Welcome to the beginning of the rest of your life.
At this time of the year, most people are fresh off the holidays and have set goals or are still setting them. The thing is, many people over estimate what they can accomplish in a year, but underestimate what they can achieve in three. If you haven’t done your goal setting, here’s a great process from one of my mentors.
In today’s article, I want to help guide you to making this your best year ever.
So how do you make your goals and dreams come true?
How do we stay the course through all the stresses, worries, distractions, problems and stuff which just gets in the way?
It’s now known we have a finite amount of mental focus. So in reality, it’s the freedom to focus on what’s important which will exponentially change our lives.
I’ve battled this my whole life. I’ve used all kinds of goal-setting workshops, techniques, books, planners and apps. What was missing in my experience of all of these tools?
My focus tended to waver. I would get excited by the next shiny object and jump. Actually, any planning system, whether it’s old school paper, or a modern digital app will work. It’s all about sticking with it.
Chet Holmes describes it as “pigheaded discipline and determination.” Chet was a fantastic sales guy, author, mentor, coach and a martial artist. And what is martial arts? A few moves repeated and perfected until effectiveness is through the roof.
As legendary kung fu master Bruce Lee says,
“I fear not the man who has practiced 10,000 kicks once, but I fear the man who has practiced one kick 10,000 times.”
So let’s talk about how to focus on your goals.
This is what you are teaching to your music students everyday! Through showing, modeling and breaking down the art of practice, you are teaching the skills of focus. So now let’s apply this to your life and business of teaching.
Let’s say you have a goal to increase your student roster by 10 students by the end of the year.
Okay, now you have to decide what actions to take to achieve this. You have to figure out what to focus on.
The Power of Questions
The most powerful tool to focus the mind is questions.
Questions cause your mind to focus wherever the question leads. Ask a great questions, you are led to great answers. Ask a poor question, then you get the same results. So it’s all about the quality, not the quantity of your questions.
Novice Zen Buddhist monks are given a question they live with for weeks, months, years.

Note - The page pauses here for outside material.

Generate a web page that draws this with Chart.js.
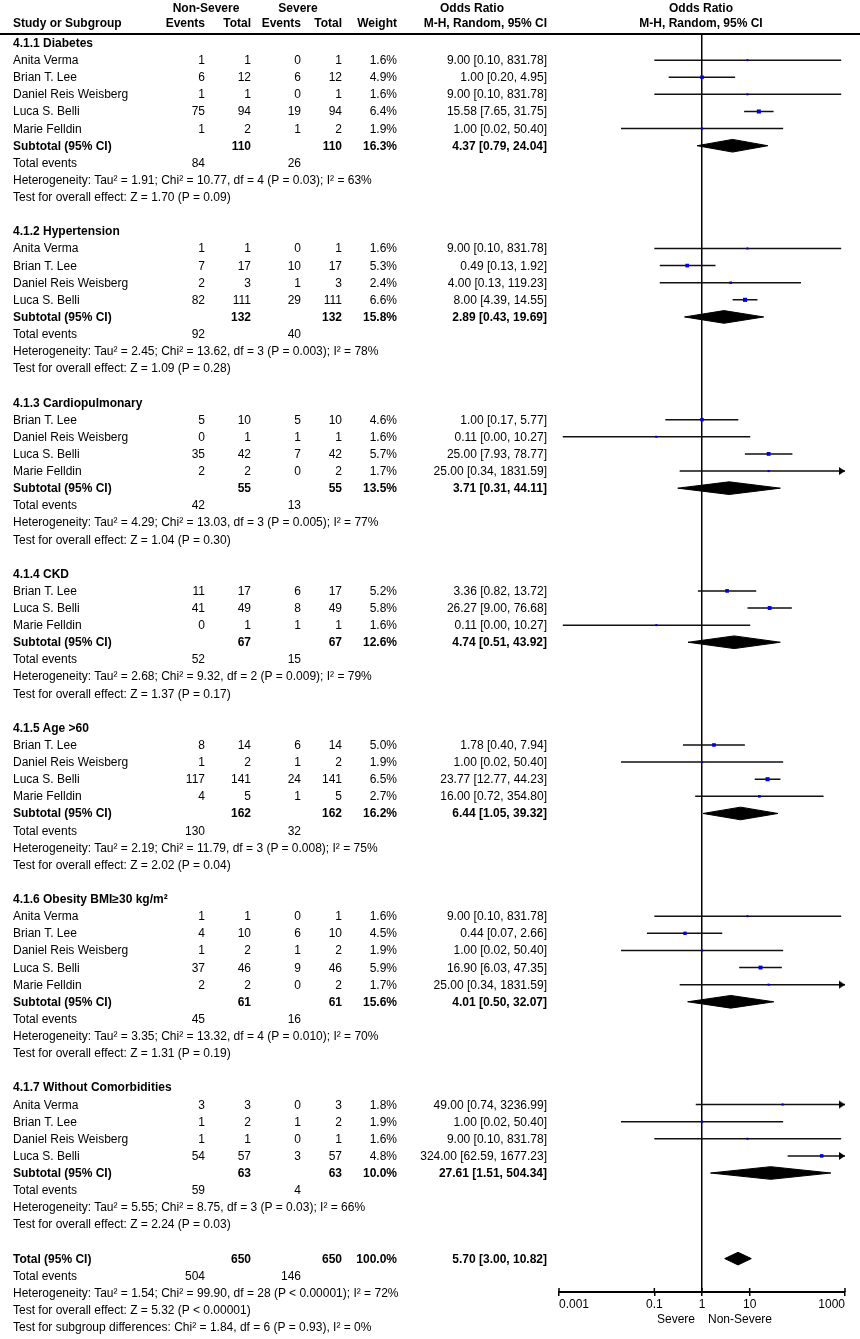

These questions or koans are logically unanswerable. But the focus created by the constant searching creates a pearl of wisdom and leads to enlightenment.
The quality of your life ultimately is based on the quality of your questions. Over the years, I’ve become better in my lines of questioning.
But one tool which has helped me greatly is the mindmap. The mindmap has also been called a cluster by some. It’s basically a way of accessing non-linear thinking the way the mind really works. In computer terms, they call this RAM, or random-access memory.
An old VHS videotape is linear and sequential. You cannot easily jump from one part of the tape to the other. A DVD however is random-access. You can jump from one chapter to the last chapter to the middle of a film instantly. The human brain is non-linear.
Here’s an exercise
Write the phrase “How to get more students?” in the center of a blank piece of paper.
Now, as quickly as possible, and without any editing, write down as many ideas as you can and draw spokes from the center outward.
I’ve been using an online tool called Mindmeister. It creates mindmaps I’ve grown to love. It allows me to move things around, edit and reorganize which I couldn’t do on paper.
Here’s an example of a mindmap you can download at Mindmeister.
The trick is to get past the 5 or 6 obvious ideas and really push to get at least 10. Or try to go for 20 ideas. That would be a great stretch!
Make sure to put down even the most ridiculous and unrealistic ideas. These may not be doable, but they may open the door to other ideas. I call these stepping stone ideas. You step over them to really great ones.
Even better, do this exercise with a friend. Your friend’s ideas may be so far out they lead you to an unexpected gem.
You can learn more about mindmaps from the great books by Tony Buzan. Just Google mindmapping and lateral thinking.
I’ll leave you with a quote from the personal development coach Tony Robbins.
“Most people fail in life because they major in minor things.”
So make sure you’re majoring in the major things of your life! Otherwise, at this time next year it will be just the same ol’, same ol’.